HEAVY AND HARDCORE
So I'm gonna spend the rest of my life, for years and years and years to come having to attend regular appointments, with an army of NHS people , each with their specialties, like nurses, doctors, hospital people,and shrinks, shrinks, shrinks, galore.
I'm going to be tested left right and center and have a millions of physical medical examinations, with tons of blood tests. (I fucking hate needles.)
I'm going to have to do all these psychological, psychiatric things as well, where I'm going to be asked highly confidential, really nosy personal questions :
From how was my child hood; to the state of my mental health; to my sex life including my wanking habits. Its going to be no hold barred and totally undignified.
People have to wait 2 years too get their first appointment at the gender clinic.
2 freakin' years? And me who used to moan about how long I had to wait before being able to talk to a shrink about my depression.

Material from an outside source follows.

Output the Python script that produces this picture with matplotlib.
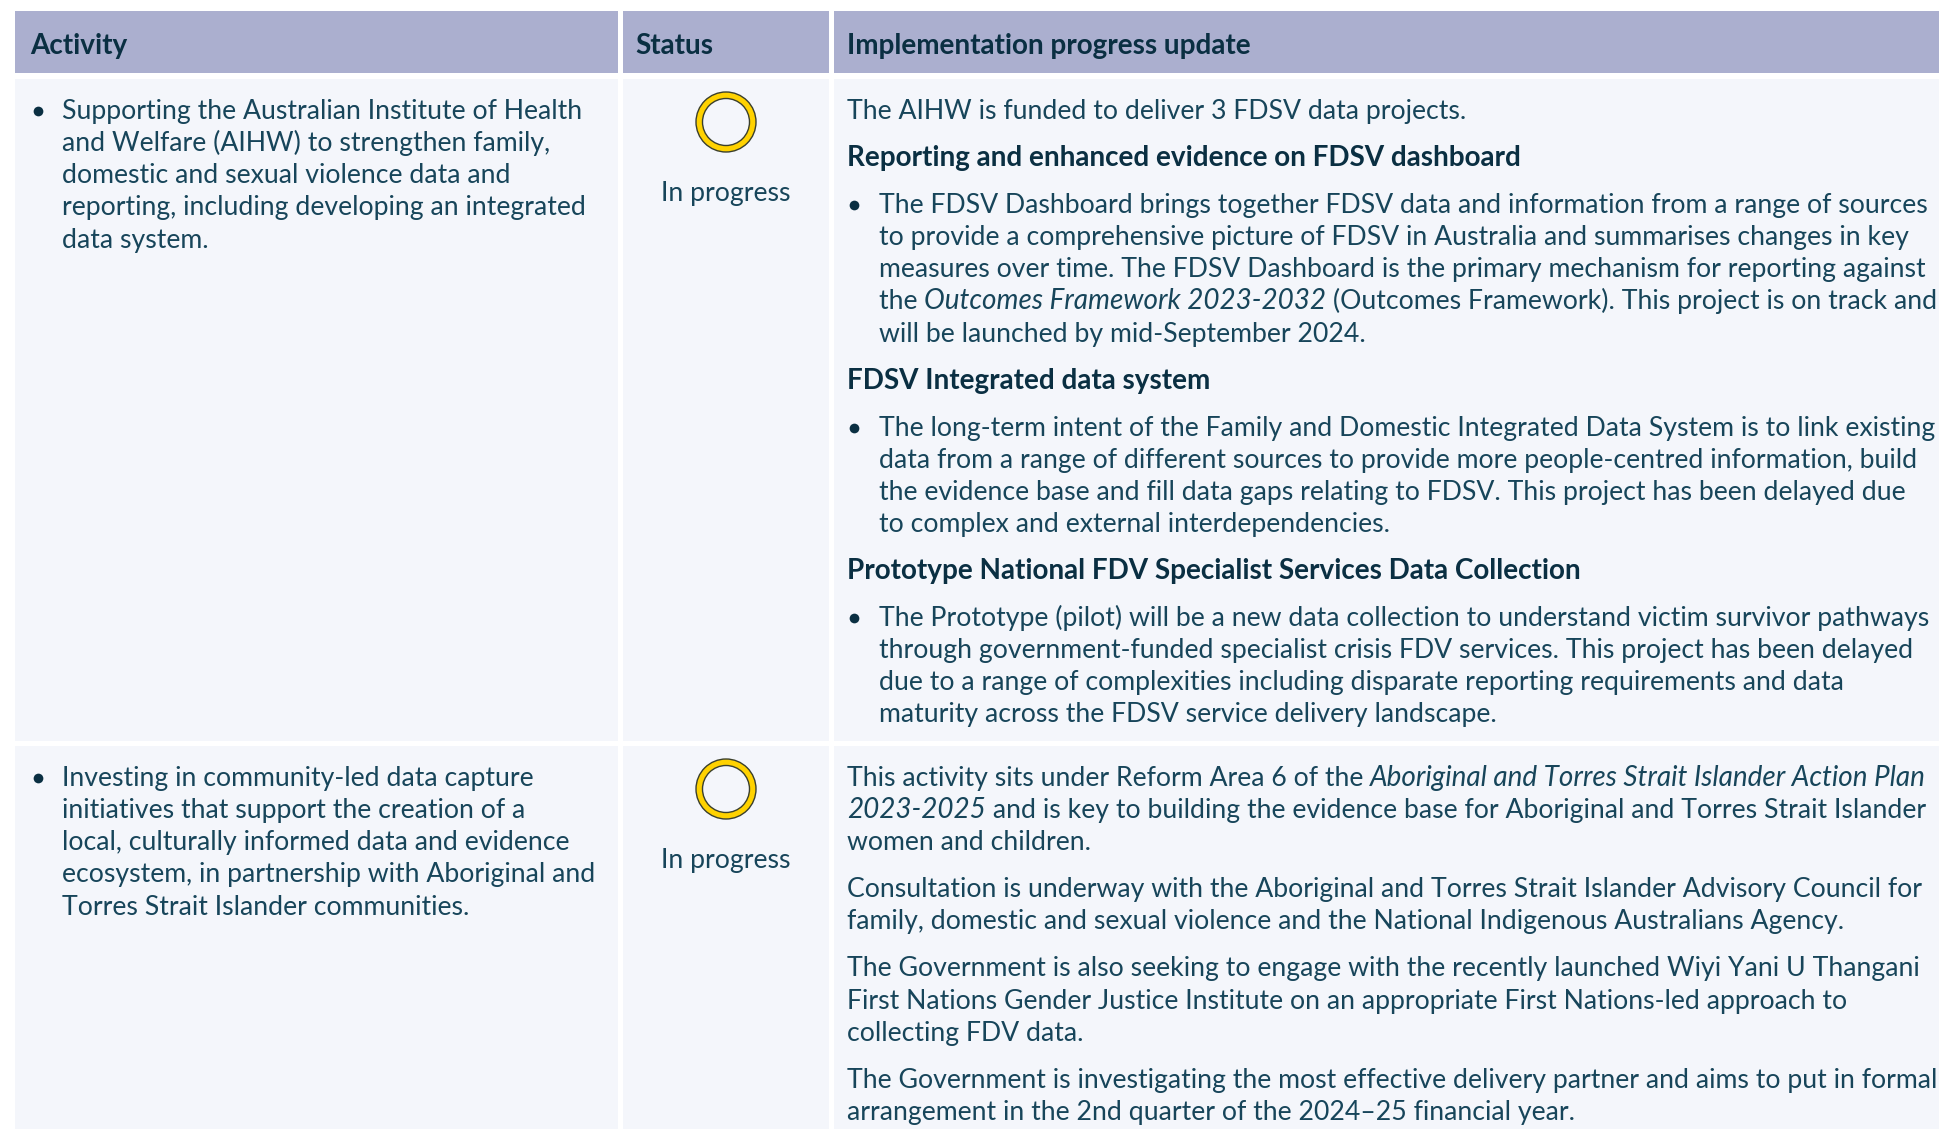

And if I ever want to go privately, they charge 200 POUNDS AN HOUR.
Also I hear that medicine is still not too good at dealing with people like me, in the rather unusual case of being transsexual, and wanting to change their gender. It's still not quite up to scratch.
The only thing that keeps me going is the thought that I might, once I have successfully transitioned, end up living happily ever after; like that brilliant transman Paul I chatted to at my first FTM LONDON meeting on the 7 of September 2013.
Let's hope that I will , indeed, will find the grass to be greener once I will be on the other side of the gender divide.